First line: Pastrnak returned in Game 5 versus the Canes, which means the Perfection Line with Patrice Bergeron and Brad Marchand is back intact. Pastrnak appears to be a full go, leading Boston forwards in ice time (20:28 per game) and firing five shots on net in his first game back. Without Stamkos, the Lightning are rolling out Brayden Point, Nikita Kucherov and Ondrej Palat on the top line. Point (five goals, five assists in eight games, including two overtime winners) is having a terrific postseason. But perhaps here is where we mention that though the Lightning are generating plenty of high-danger chances, they’re having a hard time finishing. They have just 20 goals through eight games and scored more than three goals just once. They could get by Columbus without Stamkos, but it will be harder in this series. Advantage: Bruins
Forward depth: Boston’s second line of Jake DeBrusk, Krejci and Ondrej Kase is buzzing, driving possession and creating Grade-A chances. The third line, anchored by Charlie Coyle (66% expected goals rate against Carolina) is strong, too, but there’s a drop-off after that. Tampa Bay’s second line, centered by Anthony Cirelli, isn’t producing at its best, but the third line featuring Blake Coleman, Barclay Goodrow and Yanni Gourde is playing great hockey. You’ll hear a lot about how GM Julien BriseBois bolstered his forward group with grit via the additions of Coleman and Goodrow at the trade deadline and Patrick Maroon last summer. Tampa Bay’s fourth line holds a significant edge over Boston’s as well. Advantage: Lightning
Defense: This postseason has been a bit of a revelation for Zach Bogosian, who has revived his career in Tampa Bay, thanks, in part, to a great assignment of playing alongside Norris Trophy nominee Victor Hedman. Hedman was an absolute force in the Columbus series. The two pairings behind them are extremely solid. In Boston, Charlie McAvoy asserts himself as a top defenseman in this league. In a sign of the times, he carries the weight on his pairing with Zdeno Chara. It’s hard to find too many faults in Boston’s top six, and keep an eye on Matt Grzelcyk, who keeps picking up more responsibilities. Advantage: Tie
Goaltending: With Rask out, Jaroslav Halak assumes No. 1 duties. Over the past two seasons (66 starts), Halak has a .921 save percentage and 12.4 goals saved above average. The Bruins have total faith in the 35-year-old Halak. The issue is workload, especially with two back-to-backs baked into the schedule.
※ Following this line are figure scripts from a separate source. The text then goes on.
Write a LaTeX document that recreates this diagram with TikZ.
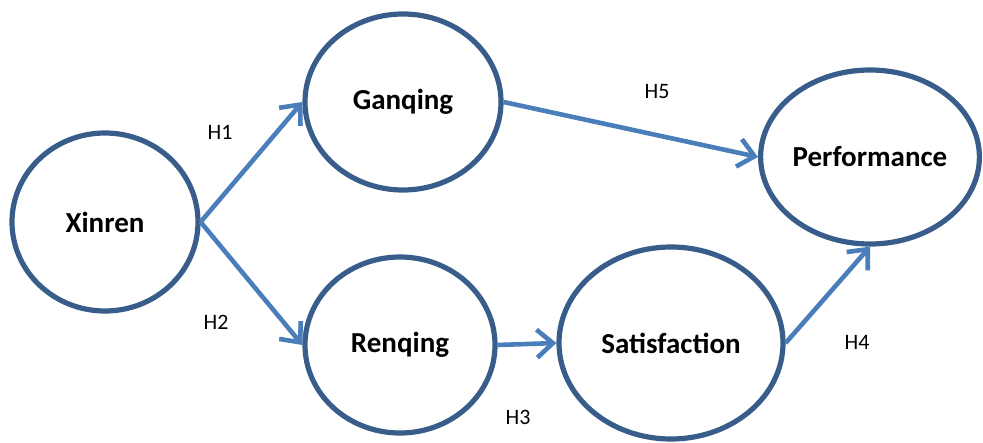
\documentclass[tikz,border=0pt]{standalone}
\usepackage{fontspec}
\setmainfont{Carlito}
\usetikzlibrary{shapes.geometric,arrows.meta}
\definecolor{ringblue}{HTML}{385D8A}
\definecolor{arrowblue}{HTML}{4A7EBB}

\begin{document}
\begin{tikzpicture}[x=0.5pt, y=-0.5pt,
    construct/.style={ellipse, draw=ringblue, line width=2.6pt, inner sep=0pt,
      font=\bfseries\fontsize{14.5}{16}\selectfont},
    hyp/.style={font=\fontsize{11}{13}\selectfont},
    link/.style={draw=arrowblue, line width=2.3pt,
      -{Straight Barb[length=8pt,width=14pt]}}]
          \useasboundingbox (0,0) rectangle (983,443);
          \node[construct, minimum width=93pt, minimum height=89pt](xinren) at (105,222){Xinren};
          \node[construct, minimum width=98pt, minimum height=88pt](ganqing) at (403,102){Ganqing};
          \node[construct, minimum width=95pt, minimum height=88pt](renqing) at (400,345){Renqing};
          \node[construct, minimum width=112pt, minimum height=96pt](satisfaction) at (671,343){Satisfaction};
          \node[construct, minimum width=108pt, minimum height=87pt](performance) at (870,157){Performance};
          \node[hyp](h1) at (220,132){H1};
          \node[hyp](h2) at (216,322){H2};
          \node[hyp](h3) at (518,417){H3};
          \node[hyp](h4) at (857,342){H4};
          \node[hyp](h5) at (657,92){H5};
          \draw[link](xinren.east) -- (ganqing.west);
          \draw[link](xinren.east) -- (renqing.west);
          \draw[link](ganqing.east) -- (performance.west);
          \draw[link](renqing.east) -- (satisfaction.west);
          \draw[link](satisfaction.east) -- (performance.south);
        \end{tikzpicture}
\end{document}
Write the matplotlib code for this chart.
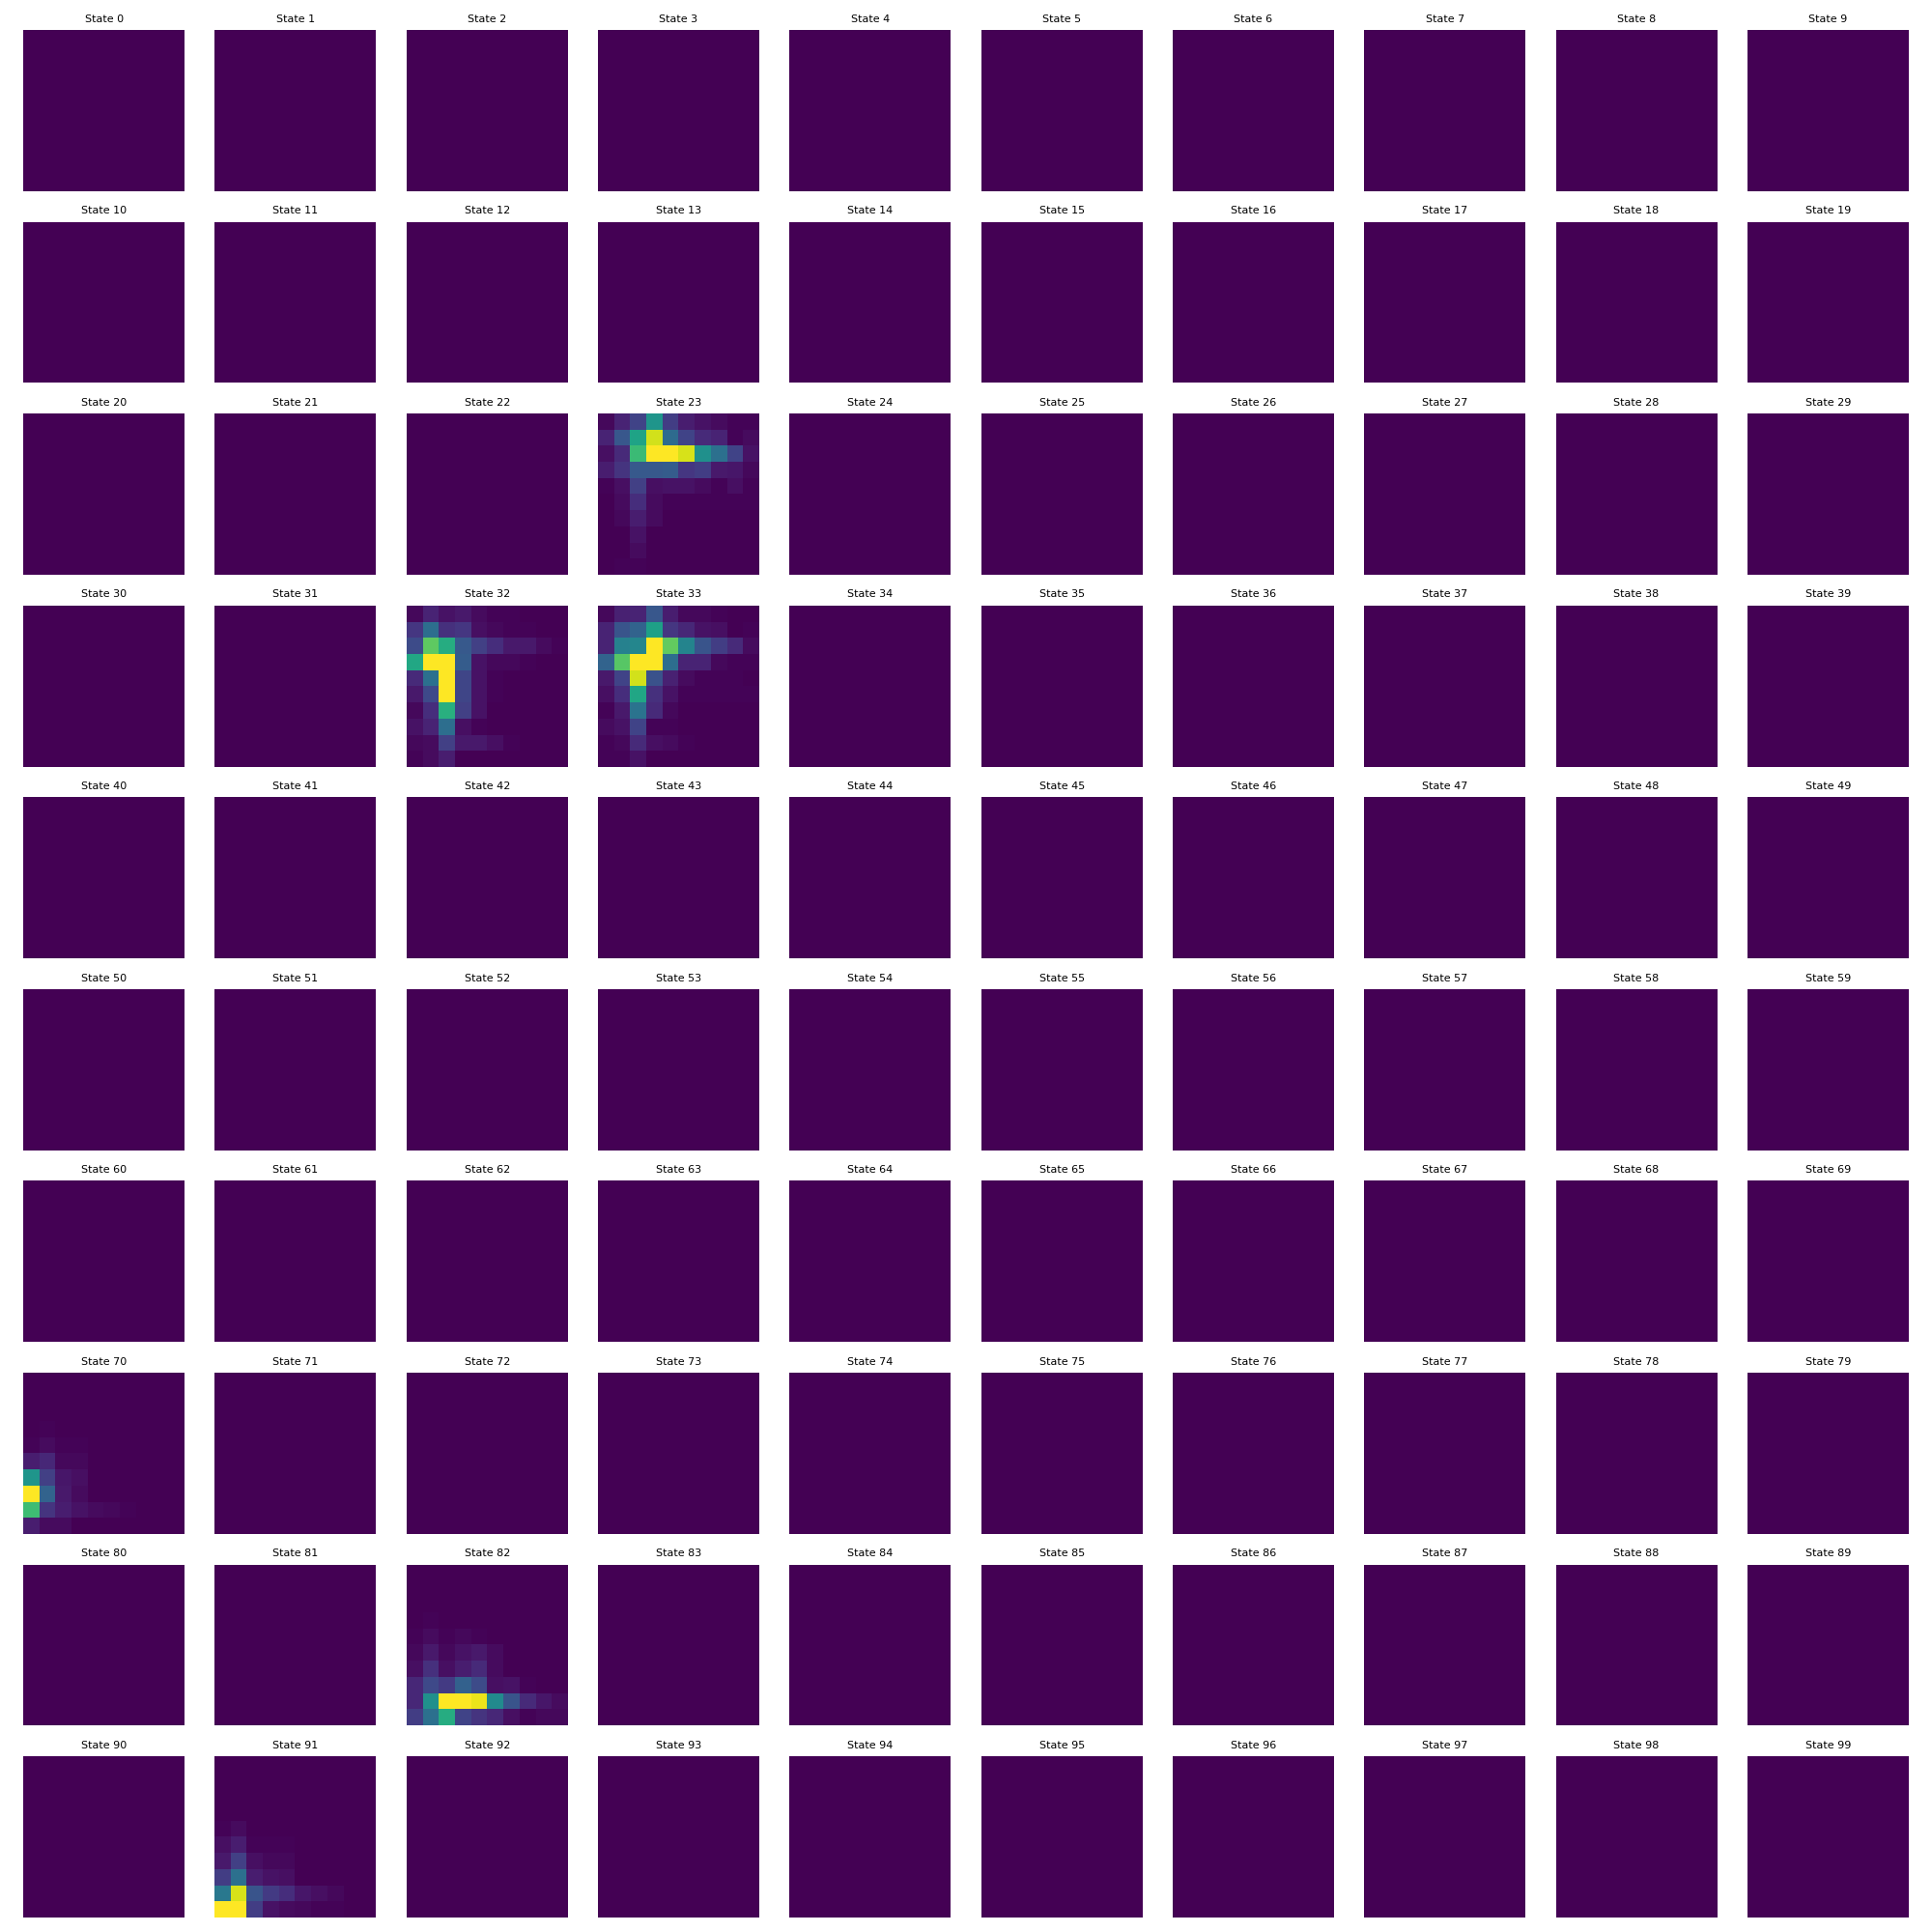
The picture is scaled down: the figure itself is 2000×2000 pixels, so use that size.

The backup is 23-year-old Dan Vladar, who has never played an NHL game. In Tampa Bay, you know what you’re getting from Andrei Vasilevskiy, the reigning Vezina Trophy winner who is up for the award again this season. Vasilevskiy has a .923 save percentage at even strength this postseason. Advantage: Lightning
Coaching: Bruce Cassidy is a Jack Adams nominee for leading the Bruins to a Presidents’ Trophy (they were the only team to hit 100 points before the pause). In his second stint as an NHL coach, Cassidy has become wiser and knows all the right buttons to push with this group. Jon Cooper has also achieved great regular-season success with Tampa Bay in his tenure, but until this team can get over the hump in the postseason, that will be a mark against him. Advantage: Bruins
Special teams: On paper, these two have nearly identical postseason stats. Tampa Bay’s 13.3% on the power play is disappointing considering that the Lightning (like Boston) were a top-five team with man advantage during the regular season. Not to harp too much on the absence of Stamkos, but his presence certainly would add a boost here. Boston’s 17.9% on the power play is a big advantage, though the Bruins are slightly behind on the penalty kill (85.7% to Tampa Bay’s 87.1%). Advantage: Bruins
Prediction: Bruins in seven. This is a clash of the Eastern Conference’s two best teams this season, and hockey fans are in for a treat. Although we’re expecting tight, tough-contested battles, the Bruins seem to be clicking at just the right time to avenge their 2018 second-round loss.